--- START OF Supplied information ---

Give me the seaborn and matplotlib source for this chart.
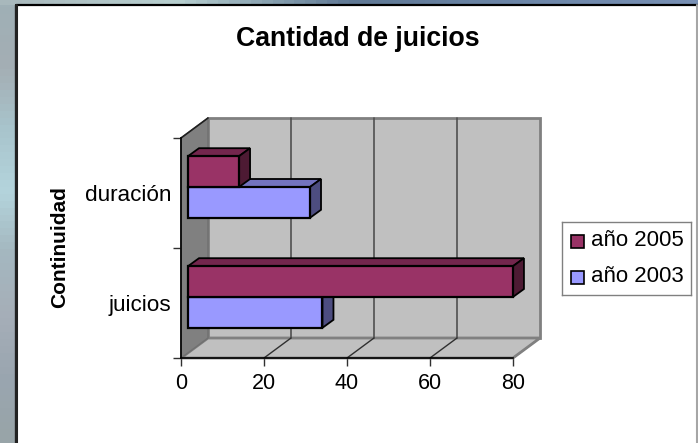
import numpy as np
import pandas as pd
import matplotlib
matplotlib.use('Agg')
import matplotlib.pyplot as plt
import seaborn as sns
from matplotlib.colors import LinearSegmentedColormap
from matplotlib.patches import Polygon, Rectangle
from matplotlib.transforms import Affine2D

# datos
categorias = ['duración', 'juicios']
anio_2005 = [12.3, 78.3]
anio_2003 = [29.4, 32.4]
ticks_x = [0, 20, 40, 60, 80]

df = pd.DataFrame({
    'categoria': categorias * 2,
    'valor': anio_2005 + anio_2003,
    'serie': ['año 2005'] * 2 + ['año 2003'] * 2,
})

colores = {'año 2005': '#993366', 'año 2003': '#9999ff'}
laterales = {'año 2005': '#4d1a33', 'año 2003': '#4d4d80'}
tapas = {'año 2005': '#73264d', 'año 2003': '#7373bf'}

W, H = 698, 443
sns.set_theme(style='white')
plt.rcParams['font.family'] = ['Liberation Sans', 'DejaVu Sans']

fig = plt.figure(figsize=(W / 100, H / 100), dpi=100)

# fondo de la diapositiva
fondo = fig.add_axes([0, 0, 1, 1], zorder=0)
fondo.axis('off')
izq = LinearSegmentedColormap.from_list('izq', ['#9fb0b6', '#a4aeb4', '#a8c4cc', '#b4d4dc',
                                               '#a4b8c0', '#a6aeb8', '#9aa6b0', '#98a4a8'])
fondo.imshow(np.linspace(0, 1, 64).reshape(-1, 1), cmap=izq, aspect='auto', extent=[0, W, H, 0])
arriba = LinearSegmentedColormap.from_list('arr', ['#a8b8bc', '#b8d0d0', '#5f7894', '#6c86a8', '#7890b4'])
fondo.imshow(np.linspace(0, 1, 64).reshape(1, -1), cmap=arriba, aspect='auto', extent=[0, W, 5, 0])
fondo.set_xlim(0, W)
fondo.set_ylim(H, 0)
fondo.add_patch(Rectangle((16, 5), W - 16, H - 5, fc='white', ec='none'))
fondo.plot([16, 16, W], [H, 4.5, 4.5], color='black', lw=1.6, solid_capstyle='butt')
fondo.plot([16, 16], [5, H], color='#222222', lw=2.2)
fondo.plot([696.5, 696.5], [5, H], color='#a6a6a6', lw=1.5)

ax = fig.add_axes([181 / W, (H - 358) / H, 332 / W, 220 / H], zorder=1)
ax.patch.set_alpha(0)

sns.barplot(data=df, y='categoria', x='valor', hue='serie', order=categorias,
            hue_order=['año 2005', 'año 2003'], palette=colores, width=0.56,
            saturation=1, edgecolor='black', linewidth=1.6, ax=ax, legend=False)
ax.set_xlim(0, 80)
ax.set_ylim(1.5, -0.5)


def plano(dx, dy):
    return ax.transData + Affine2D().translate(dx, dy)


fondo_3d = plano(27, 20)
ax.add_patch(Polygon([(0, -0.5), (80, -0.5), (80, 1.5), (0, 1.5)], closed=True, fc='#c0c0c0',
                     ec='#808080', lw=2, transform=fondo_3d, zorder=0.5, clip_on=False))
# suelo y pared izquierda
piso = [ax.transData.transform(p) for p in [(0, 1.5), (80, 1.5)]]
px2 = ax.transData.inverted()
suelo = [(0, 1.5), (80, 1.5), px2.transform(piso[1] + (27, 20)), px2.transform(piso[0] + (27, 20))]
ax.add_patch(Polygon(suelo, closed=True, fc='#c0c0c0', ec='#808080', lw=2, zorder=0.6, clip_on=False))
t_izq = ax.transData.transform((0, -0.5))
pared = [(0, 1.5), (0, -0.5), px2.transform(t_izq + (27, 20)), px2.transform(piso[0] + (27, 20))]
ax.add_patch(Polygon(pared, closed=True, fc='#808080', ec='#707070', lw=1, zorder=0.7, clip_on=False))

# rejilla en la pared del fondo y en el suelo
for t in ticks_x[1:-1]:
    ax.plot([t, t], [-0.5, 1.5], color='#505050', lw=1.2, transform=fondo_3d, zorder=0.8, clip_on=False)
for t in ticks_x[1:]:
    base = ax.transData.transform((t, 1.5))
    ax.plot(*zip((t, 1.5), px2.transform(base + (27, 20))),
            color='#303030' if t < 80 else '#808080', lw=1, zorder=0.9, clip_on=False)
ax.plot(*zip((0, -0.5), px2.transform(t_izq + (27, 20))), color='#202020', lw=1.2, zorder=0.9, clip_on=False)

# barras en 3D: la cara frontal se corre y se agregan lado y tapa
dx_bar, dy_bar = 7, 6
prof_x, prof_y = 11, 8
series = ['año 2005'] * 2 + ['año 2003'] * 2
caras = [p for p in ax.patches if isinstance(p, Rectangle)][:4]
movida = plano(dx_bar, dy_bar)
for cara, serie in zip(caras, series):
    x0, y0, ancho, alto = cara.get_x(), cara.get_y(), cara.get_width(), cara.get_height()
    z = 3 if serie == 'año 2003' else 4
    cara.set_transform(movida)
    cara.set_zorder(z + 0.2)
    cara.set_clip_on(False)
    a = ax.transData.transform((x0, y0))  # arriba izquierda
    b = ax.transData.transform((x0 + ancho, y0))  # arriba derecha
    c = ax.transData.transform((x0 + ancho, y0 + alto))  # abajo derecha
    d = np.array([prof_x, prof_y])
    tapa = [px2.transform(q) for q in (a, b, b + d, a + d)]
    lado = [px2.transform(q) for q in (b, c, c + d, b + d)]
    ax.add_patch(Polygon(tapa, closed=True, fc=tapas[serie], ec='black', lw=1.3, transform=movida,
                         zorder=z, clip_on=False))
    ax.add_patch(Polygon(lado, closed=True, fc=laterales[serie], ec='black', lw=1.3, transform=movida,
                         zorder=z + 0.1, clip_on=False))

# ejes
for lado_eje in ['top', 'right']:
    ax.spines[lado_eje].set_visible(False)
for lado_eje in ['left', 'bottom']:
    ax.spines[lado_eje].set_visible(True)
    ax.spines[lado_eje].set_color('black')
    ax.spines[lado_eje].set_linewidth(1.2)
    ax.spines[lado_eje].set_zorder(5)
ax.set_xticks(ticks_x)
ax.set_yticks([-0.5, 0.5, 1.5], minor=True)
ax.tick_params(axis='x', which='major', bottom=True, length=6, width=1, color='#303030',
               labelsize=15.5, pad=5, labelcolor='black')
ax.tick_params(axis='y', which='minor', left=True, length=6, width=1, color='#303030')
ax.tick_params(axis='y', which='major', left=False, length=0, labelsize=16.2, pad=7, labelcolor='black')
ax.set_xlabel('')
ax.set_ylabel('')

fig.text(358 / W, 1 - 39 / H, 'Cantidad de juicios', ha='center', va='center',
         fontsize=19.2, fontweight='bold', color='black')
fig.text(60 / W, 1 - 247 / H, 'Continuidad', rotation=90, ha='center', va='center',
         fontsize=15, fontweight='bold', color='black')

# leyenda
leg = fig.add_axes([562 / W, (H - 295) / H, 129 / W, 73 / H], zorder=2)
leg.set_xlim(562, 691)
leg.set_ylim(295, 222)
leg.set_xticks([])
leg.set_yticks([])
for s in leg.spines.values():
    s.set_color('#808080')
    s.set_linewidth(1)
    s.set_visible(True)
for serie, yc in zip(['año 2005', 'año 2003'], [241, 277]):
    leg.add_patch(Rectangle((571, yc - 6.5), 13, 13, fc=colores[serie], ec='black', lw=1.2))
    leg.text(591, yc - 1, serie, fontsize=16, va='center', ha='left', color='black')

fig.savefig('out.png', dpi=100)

--- END OF Supplied information ---
--- START OF Supplied information ---

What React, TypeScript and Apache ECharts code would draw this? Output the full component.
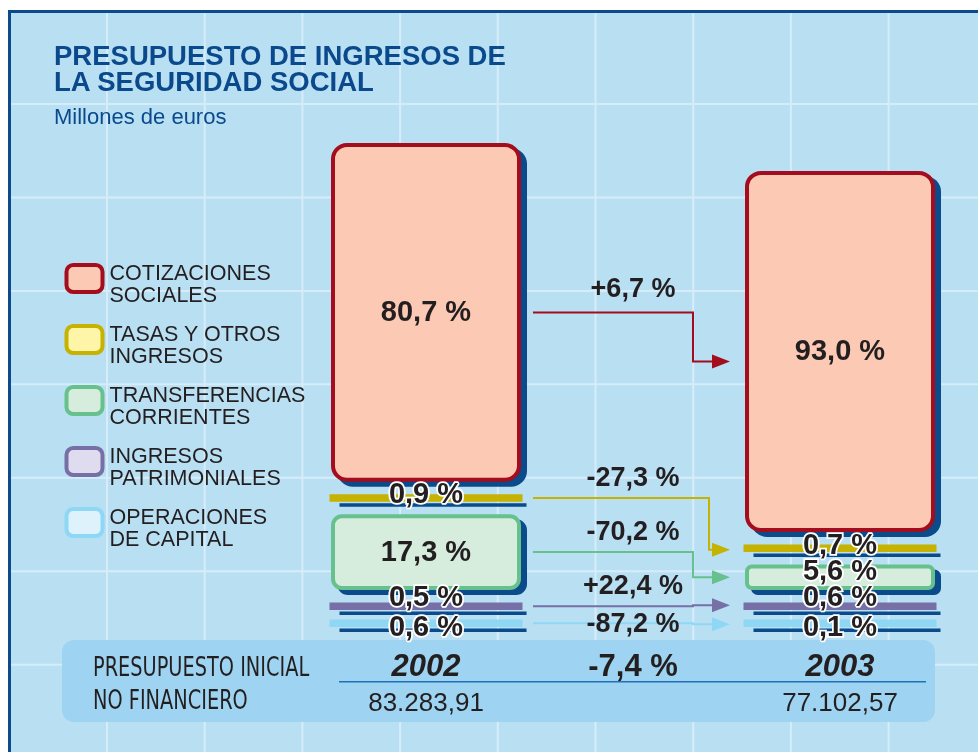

--- END OF Supplied information ---

> [Work to complete] Except for the pictures, write out exactly the lines from the line that contains "Give me the" through the line that contains "fig = plt.figure(figsize=(W", including both.

> [Exercise solution]
Give me the seaborn and matplotlib source for this chart.
import numpy as np
import pandas as pd
import matplotlib
matplotlib.use('Agg')
import matplotlib.pyplot as plt
import seaborn as sns
from matplotlib.colors import LinearSegmentedColormap
from matplotlib.patches import Polygon, Rectangle
from matplotlib.transforms import Affine2D

# datos
categorias = ['duración', 'juicios']
anio_2005 = [12.3, 78.3]
anio_2003 = [29.4, 32.4]
ticks_x = [0, 20, 40, 60, 80]

df = pd.DataFrame({
    'categoria': categorias * 2,
    'valor': anio_2005 + anio_2003,
    'serie': ['año 2005'] * 2 + ['año 2003'] * 2,
})

colores = {'año 2005': '#993366', 'año 2003': '#9999ff'}
laterales = {'año 2005': '#4d1a33', 'año 2003': '#4d4d80'}
tapas = {'año 2005': '#73264d', 'año 2003': '#7373bf'}

W, H = 698, 443
sns.set_theme(style='white')
plt.rcParams['font.family'] = ['Liberation Sans', 'DejaVu Sans']

fig = plt.figure(figsize=(W / 100, H / 100), dpi=100)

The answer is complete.